▶ Directive
Every line below that contains "with" is to be copied.

▶ Material supplied
⟨

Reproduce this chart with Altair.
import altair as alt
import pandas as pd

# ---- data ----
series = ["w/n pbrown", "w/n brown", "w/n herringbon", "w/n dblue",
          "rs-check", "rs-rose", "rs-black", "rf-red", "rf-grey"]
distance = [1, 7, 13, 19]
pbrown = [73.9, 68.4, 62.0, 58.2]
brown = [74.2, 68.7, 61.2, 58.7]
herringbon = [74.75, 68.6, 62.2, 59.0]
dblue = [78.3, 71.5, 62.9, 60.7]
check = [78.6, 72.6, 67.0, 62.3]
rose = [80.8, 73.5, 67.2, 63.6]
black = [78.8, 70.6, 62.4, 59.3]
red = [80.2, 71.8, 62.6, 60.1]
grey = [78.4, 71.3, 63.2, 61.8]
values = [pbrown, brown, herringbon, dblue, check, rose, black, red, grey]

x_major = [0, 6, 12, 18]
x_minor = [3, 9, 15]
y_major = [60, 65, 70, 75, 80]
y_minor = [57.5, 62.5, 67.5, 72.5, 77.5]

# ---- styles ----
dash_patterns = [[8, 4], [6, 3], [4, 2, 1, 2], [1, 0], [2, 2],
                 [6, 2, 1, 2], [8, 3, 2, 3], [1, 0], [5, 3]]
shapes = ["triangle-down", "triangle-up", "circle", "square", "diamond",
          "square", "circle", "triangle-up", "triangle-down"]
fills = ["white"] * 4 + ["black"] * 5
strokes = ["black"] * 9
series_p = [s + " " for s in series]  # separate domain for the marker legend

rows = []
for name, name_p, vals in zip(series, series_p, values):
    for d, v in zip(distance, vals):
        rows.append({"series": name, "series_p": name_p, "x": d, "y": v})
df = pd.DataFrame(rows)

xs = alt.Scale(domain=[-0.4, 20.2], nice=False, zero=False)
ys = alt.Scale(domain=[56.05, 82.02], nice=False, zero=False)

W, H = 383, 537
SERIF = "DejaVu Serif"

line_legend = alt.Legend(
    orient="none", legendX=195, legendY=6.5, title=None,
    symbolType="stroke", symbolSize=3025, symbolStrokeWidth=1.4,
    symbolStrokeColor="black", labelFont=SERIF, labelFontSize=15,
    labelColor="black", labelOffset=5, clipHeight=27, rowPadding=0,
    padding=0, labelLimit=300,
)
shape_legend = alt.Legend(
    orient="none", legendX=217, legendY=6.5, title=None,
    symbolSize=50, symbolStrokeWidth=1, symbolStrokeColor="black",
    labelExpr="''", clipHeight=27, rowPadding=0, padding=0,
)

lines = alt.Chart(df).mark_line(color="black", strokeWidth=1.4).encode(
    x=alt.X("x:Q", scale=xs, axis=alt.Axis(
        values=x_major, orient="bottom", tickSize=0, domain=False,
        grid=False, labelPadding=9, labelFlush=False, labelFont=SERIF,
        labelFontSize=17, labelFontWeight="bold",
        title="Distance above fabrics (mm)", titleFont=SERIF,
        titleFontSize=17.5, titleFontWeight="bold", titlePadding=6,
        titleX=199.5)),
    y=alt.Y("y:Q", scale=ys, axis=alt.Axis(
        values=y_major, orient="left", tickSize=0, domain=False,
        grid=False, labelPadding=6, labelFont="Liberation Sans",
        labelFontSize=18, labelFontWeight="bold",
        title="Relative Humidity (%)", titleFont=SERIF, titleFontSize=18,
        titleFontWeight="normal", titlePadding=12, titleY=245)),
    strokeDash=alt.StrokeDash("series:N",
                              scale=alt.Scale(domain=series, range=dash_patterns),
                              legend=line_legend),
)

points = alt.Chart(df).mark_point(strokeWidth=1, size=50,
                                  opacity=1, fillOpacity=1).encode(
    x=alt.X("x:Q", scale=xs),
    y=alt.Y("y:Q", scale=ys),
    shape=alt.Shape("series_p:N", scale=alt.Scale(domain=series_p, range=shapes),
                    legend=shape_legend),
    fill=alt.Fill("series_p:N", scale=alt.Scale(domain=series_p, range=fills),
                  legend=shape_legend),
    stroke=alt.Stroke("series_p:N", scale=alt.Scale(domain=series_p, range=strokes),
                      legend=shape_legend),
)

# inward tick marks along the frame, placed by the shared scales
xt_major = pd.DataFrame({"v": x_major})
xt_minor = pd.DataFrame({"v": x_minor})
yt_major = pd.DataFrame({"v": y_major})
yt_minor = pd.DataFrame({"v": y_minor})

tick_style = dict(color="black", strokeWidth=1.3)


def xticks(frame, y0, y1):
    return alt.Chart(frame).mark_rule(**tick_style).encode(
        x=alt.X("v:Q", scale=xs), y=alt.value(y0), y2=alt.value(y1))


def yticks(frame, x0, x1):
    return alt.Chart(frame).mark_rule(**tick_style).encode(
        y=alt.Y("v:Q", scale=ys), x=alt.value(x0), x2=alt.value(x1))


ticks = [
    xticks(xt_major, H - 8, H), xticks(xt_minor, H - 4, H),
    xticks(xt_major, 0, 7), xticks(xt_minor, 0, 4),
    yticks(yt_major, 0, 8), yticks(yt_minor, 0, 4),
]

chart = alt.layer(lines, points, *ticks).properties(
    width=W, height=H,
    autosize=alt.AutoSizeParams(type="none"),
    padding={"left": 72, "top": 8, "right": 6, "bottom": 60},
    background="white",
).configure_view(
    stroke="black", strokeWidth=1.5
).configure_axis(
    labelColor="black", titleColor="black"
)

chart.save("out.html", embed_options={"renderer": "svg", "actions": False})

⟩
⟨

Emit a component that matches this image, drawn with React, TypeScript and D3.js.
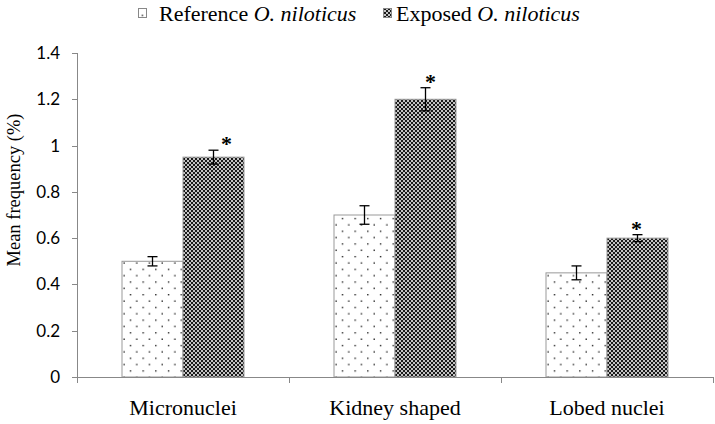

⟩

▶ Complete output
Reproduce this chart with Altair.
Emit a component that matches this image, drawn with React, TypeScript and D3.js.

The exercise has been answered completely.